Ethical Considerations Before Deploying AI for Offer Optimization

Organizations are increasingly seeking to optimize and enhance customer experiences by leveraging AI to improve personalized marketing. The banking sector is no exception, with most financial institutions at least exploring the potential if not already deploying AI. 

Benefits of AI in Optimized Offers

Optimizing offers for banking products benefits both customers and financial institutions. By leveraging AI, banks can analyze vast amounts of customer data to tailor offers that align with individual needs and preferences. This level of personalization has the power to enhance customer satisfaction and drive engagement with relevant products and services. Furthermore, AI can streamline and automate processes, leading to operational efficiency and cost savings for organizations.

Risks and Privacy Concerns

While the benefits of AI are enticing, it is crucial to address the ethical risks and privacy concerns associated with its implementation. AI relies on large volumes of training data, which is the source of an initial set of considerations.  Some risks include:

  1. Security.  Customers entrust financial institutions with their sensitive information, and it is paramount that information is safeguarded with the highest levels of security. Unauthorized access, data breaches, or improper use of personal information could have severe consequences and erode customer trust.  
  2. Minimization.  Machine-based approaches consume large volumes of data to gain deep insights and unlock nuances that were invisible to traditional analytic models.  Without careful planning, this can increase the risk to people by allowing processes and systems access to more data about each person.  This may create multiple vectors for fraud in systems less hardened against attack than operational platforms.  One simple tactic for limiting these risks is to minimize the amount of data to only what is most critical to automated decisioning – and eliminate all ancillary data from AI processes.
  3. Anonymization.  The final and perhaps most important consideration is to use strategies that disconnect relevant data from the identity of the person involved.  This should already be a standard practice in banking, but as AI pulls in additional sources, it is vital to carefully inventory and review the list of data elements made available to AI.  Techniques from simple one-way hashing of identifiers and stripping of publicly identifiable information in analytic feeds to leveraging modern data clean rooms can provide an effective layer of protection by ensuring the data used to train AI cannot be traced back to any individual person.

Prior to deploying AI, it is important that the institution revisit its corporate data security and governance policies as well as analytic environment controls.  It is very likely these will require updates to account for increased risk.

Transparency 

Data is not simply a business asset.  When that data is linked to an identifiable person, it is an extension of that individual.  With AI comes the ability not just to process greater quantities of data but also the ability to embed automated decision-making into more processes.  This has already caught the attention of the FTC, which has published an advanced notice of proposed rulemaking to solicit public comment on commercial surveillance and data security practices that harm people – which was shortly followed by the White House release of an AI Bill of Rights blueprint.  

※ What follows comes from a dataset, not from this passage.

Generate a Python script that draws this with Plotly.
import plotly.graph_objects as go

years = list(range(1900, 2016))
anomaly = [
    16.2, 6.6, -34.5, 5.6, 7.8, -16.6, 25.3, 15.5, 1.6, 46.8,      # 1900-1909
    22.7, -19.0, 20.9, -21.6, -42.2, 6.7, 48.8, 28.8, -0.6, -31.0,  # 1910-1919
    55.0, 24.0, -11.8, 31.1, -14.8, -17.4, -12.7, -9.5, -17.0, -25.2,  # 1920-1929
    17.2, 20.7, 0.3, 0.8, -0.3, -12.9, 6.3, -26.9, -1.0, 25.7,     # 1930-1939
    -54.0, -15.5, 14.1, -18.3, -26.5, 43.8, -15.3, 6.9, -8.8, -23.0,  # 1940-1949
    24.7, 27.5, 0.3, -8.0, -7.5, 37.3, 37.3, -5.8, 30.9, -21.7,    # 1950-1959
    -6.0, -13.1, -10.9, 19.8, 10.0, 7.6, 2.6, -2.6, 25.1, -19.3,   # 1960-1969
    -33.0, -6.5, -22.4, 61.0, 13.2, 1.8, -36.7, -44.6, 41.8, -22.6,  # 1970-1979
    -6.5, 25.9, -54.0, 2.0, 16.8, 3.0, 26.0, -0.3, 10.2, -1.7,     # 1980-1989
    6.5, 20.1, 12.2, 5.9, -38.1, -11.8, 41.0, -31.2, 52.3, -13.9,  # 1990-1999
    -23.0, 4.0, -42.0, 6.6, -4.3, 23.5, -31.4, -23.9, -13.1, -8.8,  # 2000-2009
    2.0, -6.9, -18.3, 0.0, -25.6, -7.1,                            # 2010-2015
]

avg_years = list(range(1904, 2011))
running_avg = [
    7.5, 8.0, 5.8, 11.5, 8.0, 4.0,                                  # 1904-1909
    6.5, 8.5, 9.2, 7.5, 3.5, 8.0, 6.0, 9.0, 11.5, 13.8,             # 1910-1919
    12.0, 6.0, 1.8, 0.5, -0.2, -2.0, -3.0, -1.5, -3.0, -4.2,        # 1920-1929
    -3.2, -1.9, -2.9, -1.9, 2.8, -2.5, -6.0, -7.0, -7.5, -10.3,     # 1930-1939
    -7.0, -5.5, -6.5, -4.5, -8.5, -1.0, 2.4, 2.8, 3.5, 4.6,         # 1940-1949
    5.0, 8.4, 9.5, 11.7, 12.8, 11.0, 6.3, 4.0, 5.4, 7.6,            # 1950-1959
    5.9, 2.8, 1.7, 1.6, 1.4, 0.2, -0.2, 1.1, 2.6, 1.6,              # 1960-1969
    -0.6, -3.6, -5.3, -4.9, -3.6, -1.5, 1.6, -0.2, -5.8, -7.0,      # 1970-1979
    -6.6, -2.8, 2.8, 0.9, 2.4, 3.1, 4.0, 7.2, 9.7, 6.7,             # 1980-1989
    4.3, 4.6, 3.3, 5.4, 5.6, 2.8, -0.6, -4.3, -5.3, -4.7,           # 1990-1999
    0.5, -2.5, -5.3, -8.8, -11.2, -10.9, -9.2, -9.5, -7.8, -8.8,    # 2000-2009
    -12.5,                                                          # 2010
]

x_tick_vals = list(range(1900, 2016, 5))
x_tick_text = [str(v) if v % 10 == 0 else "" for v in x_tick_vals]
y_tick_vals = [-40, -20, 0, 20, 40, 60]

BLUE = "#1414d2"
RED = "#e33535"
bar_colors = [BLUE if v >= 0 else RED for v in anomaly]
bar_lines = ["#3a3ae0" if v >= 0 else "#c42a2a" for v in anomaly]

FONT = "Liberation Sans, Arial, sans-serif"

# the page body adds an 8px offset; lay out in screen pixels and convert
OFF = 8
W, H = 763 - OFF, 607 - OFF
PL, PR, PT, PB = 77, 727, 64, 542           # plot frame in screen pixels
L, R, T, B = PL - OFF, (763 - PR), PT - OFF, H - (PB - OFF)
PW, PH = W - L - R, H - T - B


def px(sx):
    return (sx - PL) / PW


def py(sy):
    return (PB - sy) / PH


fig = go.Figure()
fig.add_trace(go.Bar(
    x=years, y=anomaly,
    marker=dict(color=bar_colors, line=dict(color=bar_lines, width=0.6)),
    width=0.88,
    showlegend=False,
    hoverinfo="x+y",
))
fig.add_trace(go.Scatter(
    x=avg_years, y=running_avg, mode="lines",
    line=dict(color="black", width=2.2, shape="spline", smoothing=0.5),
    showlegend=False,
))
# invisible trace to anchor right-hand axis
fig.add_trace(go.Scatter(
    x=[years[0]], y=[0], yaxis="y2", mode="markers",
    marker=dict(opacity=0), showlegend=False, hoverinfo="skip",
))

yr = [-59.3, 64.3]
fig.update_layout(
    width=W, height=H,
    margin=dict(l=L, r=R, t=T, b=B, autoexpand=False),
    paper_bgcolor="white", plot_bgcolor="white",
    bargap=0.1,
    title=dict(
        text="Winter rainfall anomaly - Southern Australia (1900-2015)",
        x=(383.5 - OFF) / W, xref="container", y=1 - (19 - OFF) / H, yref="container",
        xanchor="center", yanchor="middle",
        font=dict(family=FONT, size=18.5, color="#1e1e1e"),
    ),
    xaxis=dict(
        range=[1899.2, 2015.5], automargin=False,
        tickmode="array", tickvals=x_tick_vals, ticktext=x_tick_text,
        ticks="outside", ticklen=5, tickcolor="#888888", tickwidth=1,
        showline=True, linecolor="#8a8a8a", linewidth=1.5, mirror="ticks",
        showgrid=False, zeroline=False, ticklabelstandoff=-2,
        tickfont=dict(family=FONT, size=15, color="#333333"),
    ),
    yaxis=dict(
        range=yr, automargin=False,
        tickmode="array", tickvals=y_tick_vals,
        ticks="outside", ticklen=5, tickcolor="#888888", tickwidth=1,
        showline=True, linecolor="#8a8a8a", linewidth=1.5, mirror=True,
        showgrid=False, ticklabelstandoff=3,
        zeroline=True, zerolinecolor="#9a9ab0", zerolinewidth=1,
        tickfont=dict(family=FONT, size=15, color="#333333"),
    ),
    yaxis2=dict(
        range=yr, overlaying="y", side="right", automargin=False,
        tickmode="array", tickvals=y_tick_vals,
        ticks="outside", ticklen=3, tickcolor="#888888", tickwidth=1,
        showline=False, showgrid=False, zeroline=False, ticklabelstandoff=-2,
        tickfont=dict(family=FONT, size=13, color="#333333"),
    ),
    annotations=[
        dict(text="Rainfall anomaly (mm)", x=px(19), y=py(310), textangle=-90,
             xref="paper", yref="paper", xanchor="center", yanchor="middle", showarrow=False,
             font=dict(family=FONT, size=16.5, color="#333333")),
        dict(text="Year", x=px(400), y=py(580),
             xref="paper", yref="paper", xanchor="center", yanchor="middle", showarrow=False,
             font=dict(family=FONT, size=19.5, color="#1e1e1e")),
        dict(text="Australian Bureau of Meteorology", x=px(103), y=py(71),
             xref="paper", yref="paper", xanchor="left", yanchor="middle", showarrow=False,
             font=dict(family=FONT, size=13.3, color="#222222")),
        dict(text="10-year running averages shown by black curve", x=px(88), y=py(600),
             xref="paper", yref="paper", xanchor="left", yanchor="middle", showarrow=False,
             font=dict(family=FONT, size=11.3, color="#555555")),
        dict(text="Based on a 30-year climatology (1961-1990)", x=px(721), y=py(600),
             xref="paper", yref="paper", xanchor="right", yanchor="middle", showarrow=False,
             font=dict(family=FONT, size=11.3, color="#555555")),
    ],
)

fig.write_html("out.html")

Although eventual federal regulations are likely, organizations should not wait to act responsibly.  They should consider clearly disclosing:

  1. That automated decisioning is being used
  2. The types of decisions (including offer targeting) that are made
  3. The types of data made available to automated decisioning
  4. The benefits to the person

These disclosures should be accompanied by a point of contact within the organization and any relevant reminders of consumer data protection rights.  Companies’ legal teams should be involved to ensure their disclosures are ready for an AI deployment. Similarly, organizations need to be prepared to explain why a particular decision or outcome occurred or unexpectedly, did not occur.

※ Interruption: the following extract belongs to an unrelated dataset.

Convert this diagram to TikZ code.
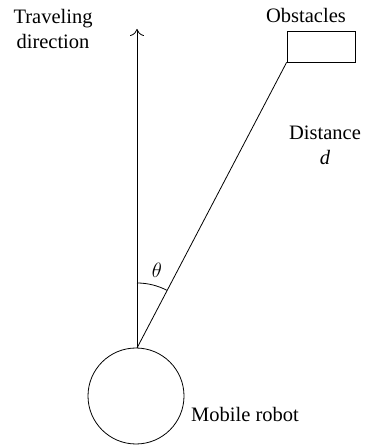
\documentclass[tikz,border=0pt]{standalone}
\usepackage{fontspec}
\setmainfont{Liberation Serif}
\usetikzlibrary{arrows.meta}
\begin{document}
\begin{tikzpicture}[x=1pt,y=1pt,
  lbl/.style={font=\fontsize{20.5}{25}\selectfont, inner sep=0pt, align=center},
  ln/.style={line width=0.8pt}]
\useasboundingbox (0,0) rectangle (368,447);
\node[circle, draw, ln, minimum size=96pt, inner sep=0pt] (robot) at (136,51) {};
\coordinate (tip) at (137,418);
\node[draw, ln, minimum width=68pt, minimum height=31pt, inner sep=0pt] (box) at (321,400.5) {};
\coordinate (top) at (137,99);
\draw[ln, -{To[length=7pt,width=14pt]}] (top) -- (tip);
\draw[ln] (top) -- (box.south west);
\draw[ln] ([shift={(90:65)}]top) arc[start angle=90, end angle=62.5, radius=65];
\node[lbl] (theta) at (157,177) {$\theta$};
\node[lbl] (trav) at (53,418) {Traveling\\direction};
\node[lbl] (obs) at (306,432) {Obstacles};
\node[lbl] (dist) at (325,302) {Distance\\\textit{d}};
\node[lbl] (mob) at (245,33) {Mobile robot};
\end{tikzpicture}
\end{document}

Impact on Human Decision-Making

While AI can greatly enhance offer targeting, it is crucial to strike a balance between automation and human involvement. The overreliance on AI without appropriate human oversight can lead to accountability issues and potential harm to people. It can also lead to an erosion in the understanding of how business decisions are being made.

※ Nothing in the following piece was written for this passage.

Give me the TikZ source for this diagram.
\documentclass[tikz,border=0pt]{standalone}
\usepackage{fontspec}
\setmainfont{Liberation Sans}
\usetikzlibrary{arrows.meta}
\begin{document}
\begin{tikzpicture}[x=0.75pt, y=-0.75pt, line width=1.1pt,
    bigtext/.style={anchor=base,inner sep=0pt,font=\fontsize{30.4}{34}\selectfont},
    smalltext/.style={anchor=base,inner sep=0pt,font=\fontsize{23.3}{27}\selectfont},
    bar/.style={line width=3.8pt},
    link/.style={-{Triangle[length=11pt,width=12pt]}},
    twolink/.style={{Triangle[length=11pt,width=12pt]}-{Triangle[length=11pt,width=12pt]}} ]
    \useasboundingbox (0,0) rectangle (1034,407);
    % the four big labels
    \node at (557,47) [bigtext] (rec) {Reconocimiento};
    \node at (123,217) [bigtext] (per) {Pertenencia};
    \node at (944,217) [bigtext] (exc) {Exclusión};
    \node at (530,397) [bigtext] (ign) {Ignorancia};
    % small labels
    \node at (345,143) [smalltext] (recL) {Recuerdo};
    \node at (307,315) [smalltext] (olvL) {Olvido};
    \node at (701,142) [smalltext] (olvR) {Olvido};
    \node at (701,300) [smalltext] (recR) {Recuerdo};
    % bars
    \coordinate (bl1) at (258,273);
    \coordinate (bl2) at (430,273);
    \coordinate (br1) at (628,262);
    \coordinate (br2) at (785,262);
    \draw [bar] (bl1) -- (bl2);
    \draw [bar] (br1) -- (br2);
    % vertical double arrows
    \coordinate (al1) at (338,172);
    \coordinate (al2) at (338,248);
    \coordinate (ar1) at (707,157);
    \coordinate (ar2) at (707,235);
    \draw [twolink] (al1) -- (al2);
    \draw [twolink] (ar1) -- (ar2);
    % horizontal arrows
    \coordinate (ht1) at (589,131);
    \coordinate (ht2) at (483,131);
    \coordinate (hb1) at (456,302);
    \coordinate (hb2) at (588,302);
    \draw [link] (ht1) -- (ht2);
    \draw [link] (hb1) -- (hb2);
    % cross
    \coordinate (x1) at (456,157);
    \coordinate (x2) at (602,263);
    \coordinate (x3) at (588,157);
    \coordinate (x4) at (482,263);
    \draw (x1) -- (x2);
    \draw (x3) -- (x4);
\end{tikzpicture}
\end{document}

Organizations must specifically design AI implementations to address this by incorporating human oversight and intervention that will maintain ethical decision-making standards, prevent unjust outcomes, and continuously monitor the flow of data through AI processes.  Without this, control of personalized marketing decisions will be lost to AI, which may begin optimizing based on metrics or correlations that are less understood over time.

Conclusion

As organizations embrace AI to enhance offers in the financial services sector, it is paramount to prioritize ethical considerations. While AI offers enticing benefits such as personalized experiences, lower acquisition costs, and operational efficiency, organizations must address the associated risks and responsibilities. Identifying ethical considerations begins not with AI itself but with the technical and regulatory environment in which it will be deployed.  It is critical that privacy concerns, transparency, and the impact on human decision-making must be focal points before deploying AI. By prioritizing data security, striving for transparency and explainability, and maintaining human oversight, organizations can harness the power of AI while upholding ethical standards. The banking industry can lead the way in utilizing AI to responsibly optimize marketing offers.